From this reference, it allows a const rvalue as a move constructor

Type::Type( const Type&& other );

How can a movable object be const? Even if this was technically allowed, is there a case where such declaration would be useful?

Answer 1

How can a movable object be const?

It can't, but that's not what the language says. The language says that a constructor with that signature is a "move constructor" but that doesn't mean the argument gets moved from, it just means the constructor meets the requirements of a "move constructor". A move constructor is not required to move anything, and if the argument is const it can't.

is there a case where such declaration would be useful?

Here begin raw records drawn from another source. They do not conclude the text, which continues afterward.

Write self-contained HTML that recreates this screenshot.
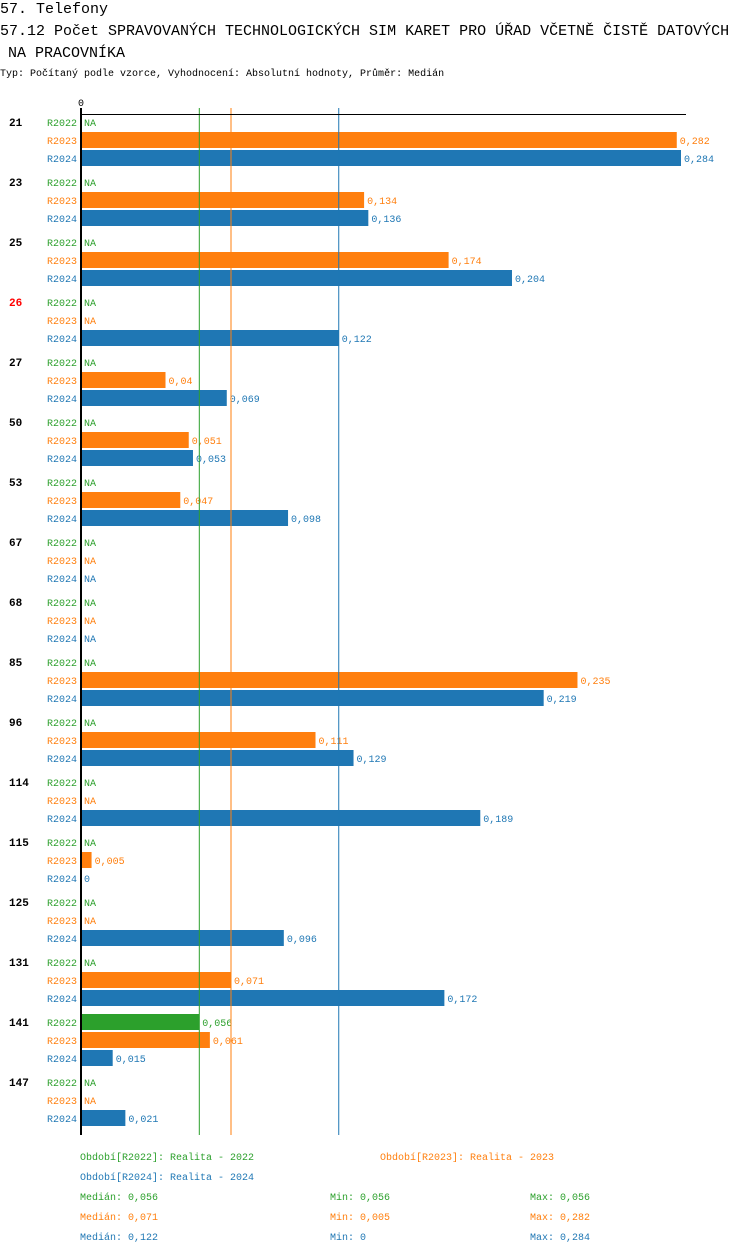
<!DOCTYPE html>
<html><head><meta charset="utf-8">
<style>
body{margin:0;background:#fff;width:750px;height:1254px;overflow:hidden}
svg text{font-family:"Liberation Mono","DejaVu Sans Mono",monospace}
</style></head>
<body>
<svg id="chart" width="750" height="1254" xmlns="http://www.w3.org/2000/svg">
<text x="0" y="13" font-size="15" fill="#000">57. Telefony</text>
<text x="0" y="35" font-size="15" fill="#000">57.12 Počet SPRAVOVANÝCH TECHNOLOGICKÝCH SIM KARET PRO ÚŘAD VČETNĚ ČISTĚ DATOVÝCH</text>
<text x="8" y="57" font-size="15" fill="#000">NA PRACOVNÍKA</text>
<text x="0" y="76" font-size="10" fill="#000">Typ: Počítaný podle vzorce, Vyhodnocení: Absolutní hodnoty, Průměr: Medián</text>
<g id="plot"></g>
<g id="legend">
<text x="80" y="1160" font-size="10" fill="#2ca02c">Období[R2022]: Realita - 2022</text>
<text x="380" y="1160" font-size="10" fill="#ff7f0e">Období[R2023]: Realita - 2023</text>
<text x="80" y="1180" font-size="10" fill="#1f77b4">Období[R2024]: Realita - 2024</text>
</g>
</svg>
<script>
const categories = ["21","23","25","26","27","50","53","67","68","85","96","114","115","125","131","141","147"];
const r2022 = [null,null,null,null,null,null,null,null,null,null,null,null,null,null,null,0.056,null];
const r2023 = [0.282,0.134,0.174,null,0.04,0.051,0.047,null,null,0.235,0.111,null,0.005,null,0.071,0.061,null];
const r2024 = [0.284,0.136,0.204,0.122,0.069,0.053,0.098,null,null,0.219,0.129,0.189,0,0.096,0.172,0.015,0.021];
const highlighted = ["26"];
const seriesNames = ["R2022","R2023","R2024"];
const medians = [0.056,0.071,0.122];
const mins = [0.056,0.005,0];
const maxs = [0.056,0.282,0.284];

const colors = ["#2ca02c","#ff7f0e","#1f77b4"];
const series = [r2022,r2023,r2024];
const NS = "http://www.w3.org/2000/svg";
const plot = document.getElementById('plot');
const legend = document.getElementById('legend');
const x0 = 81, scaleMax = 0.284, pxMax = 600;
const xScale = v => x0 + v / scaleMax * pxMax;
const yRow = (g, r) => 122 + 60 * g + 18 * r;
const fmt = v => String(v).replace('.', ',');
function mk(tag, attrs, parent) {
  const e = document.createElementNS(NS, tag);
  for (const k in attrs) e.setAttribute(k, attrs[k]);
  parent.appendChild(e);
  return e;
}
const yEnd = yRow(categories.length - 1, 2) + 17;

categories.forEach((c, g) => {
  const t = mk('text', {x: 9, y: yRow(g, 0) + 4, 'font-size': 11, 'font-weight': 'bold', fill: highlighted.includes(c) ? '#ff0000' : '#000'}, plot);
  
  
  t.textContent = c;
  series.forEach((s, r) => {
    const y = yRow(g, r);
    const lab = mk('text', {x: 47, y: y + 4, 'font-size': 10, fill: colors[r]}, plot);
    
    
    lab.textContent = seriesNames[r];
    const v = s[g];
    let tx = x0 + 3;
    if (v !== null) {
      const w = xScale(v) - x0;
      if (w > 0) {
        const b = mk('rect', {x: x0, y: y - 8, width: w, height: 16, fill: colors[r]}, plot);
        
        
        tx = xScale(v) + 3;
      }
    }
    const vt = mk('text', {x: tx, y: y + 4, 'font-size': 10, fill: colors[r]}, plot);
    
    
    vt.textContent = v === null ? 'NA' : fmt(v);
  });
});

medians.forEach((m, i) => {
  const l = mk('line', {x1: xScale(m), x2: xScale(m), y1: 108, y2: yEnd, stroke: colors[i], 'stroke-width': 1}, plot);
  
  
});

const topLine = mk('line', {x1: x0, x2: 686, y1: 114.5, y2: 114.5, stroke: '#000', 'stroke-width': 1}, plot);


const yAxis = mk('line', {x1: 81, x2: 81, y1: 108, y2: yEnd, stroke: '#000', 'stroke-width': 2}, plot);


const zero = mk('text', {x: 78, y: 106, 'font-size': 10, fill: '#000'}, plot);


zero.textContent = '0';

seriesNames.forEach((n, i) => {
  const y = 1200 + 20 * i;
  const a = mk('text', {x: 80, y: y, 'font-size': 10, fill: colors[i]}, legend);
  
  
  a.textContent = 'Medián: ' + fmt(medians[i]);
  const b = mk('text', {x: 330, y: y, 'font-size': 10, fill: colors[i]}, legend);
  
  
  b.textContent = 'Min: ' + fmt(mins[i]);
  const d = mk('text', {x: 530, y: y, 'font-size': 10, fill: colors[i]}, legend);
  
  
  d.textContent = 'Max: ' + fmt(maxs[i]);
});
</script>
</body></html>
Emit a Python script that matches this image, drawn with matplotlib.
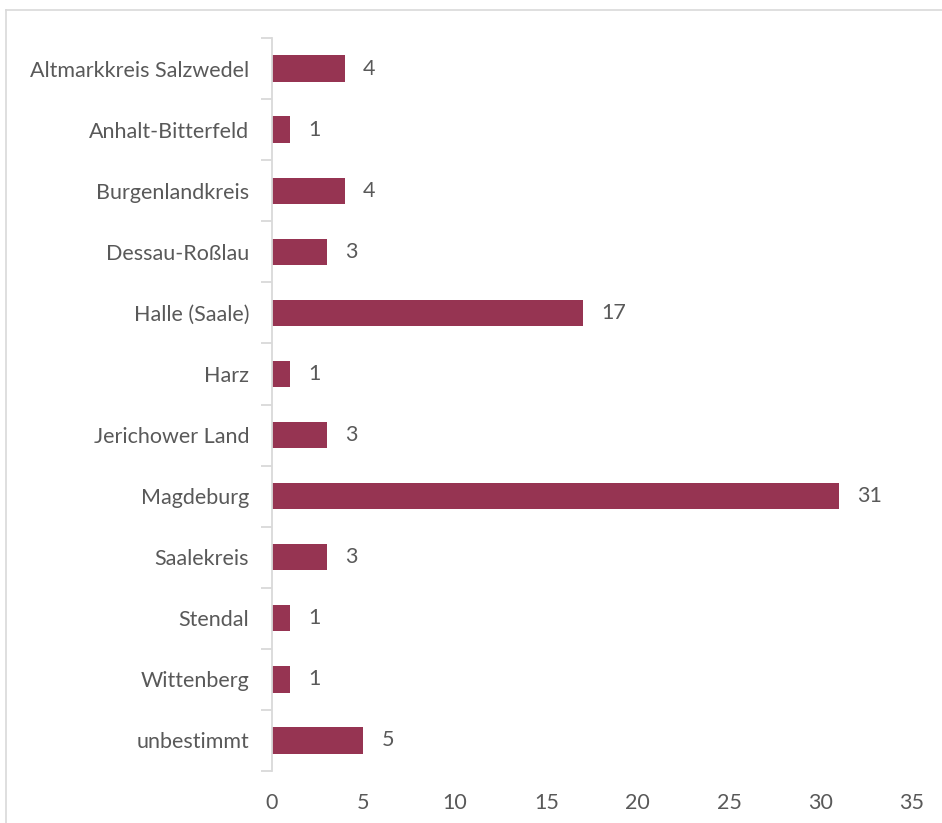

Yes, but not very often. It can be useful if you want to prevent another constructor being selected by overload resolution when a const temporary is passed as the argument.

struct Type
{
  template<typename T>
    Type(T&&);  // accepts anything

  Type(const Type&) = default;    
  Type(Type&&) = default;
};

typedef const Type CType;

CType func();

Type t( func() );   // calls Type(T&&)

In this code the temporary returned from func() will not match the copy or move constructors' parameters exactly, so will call the template constructor that accepts any type. To prevent this you could provide a different overload taking a const rvalue, and either delegate to the copy constructor:

Type(const Type&& t) : Type(t) { }

Or if you want to prevent the code compiling, define it as deleted:

Type(const Type&& t) = delete;

See https://stackoverflow.com/a/4940642/981959 for examples from the standard that use a const rvalue reference.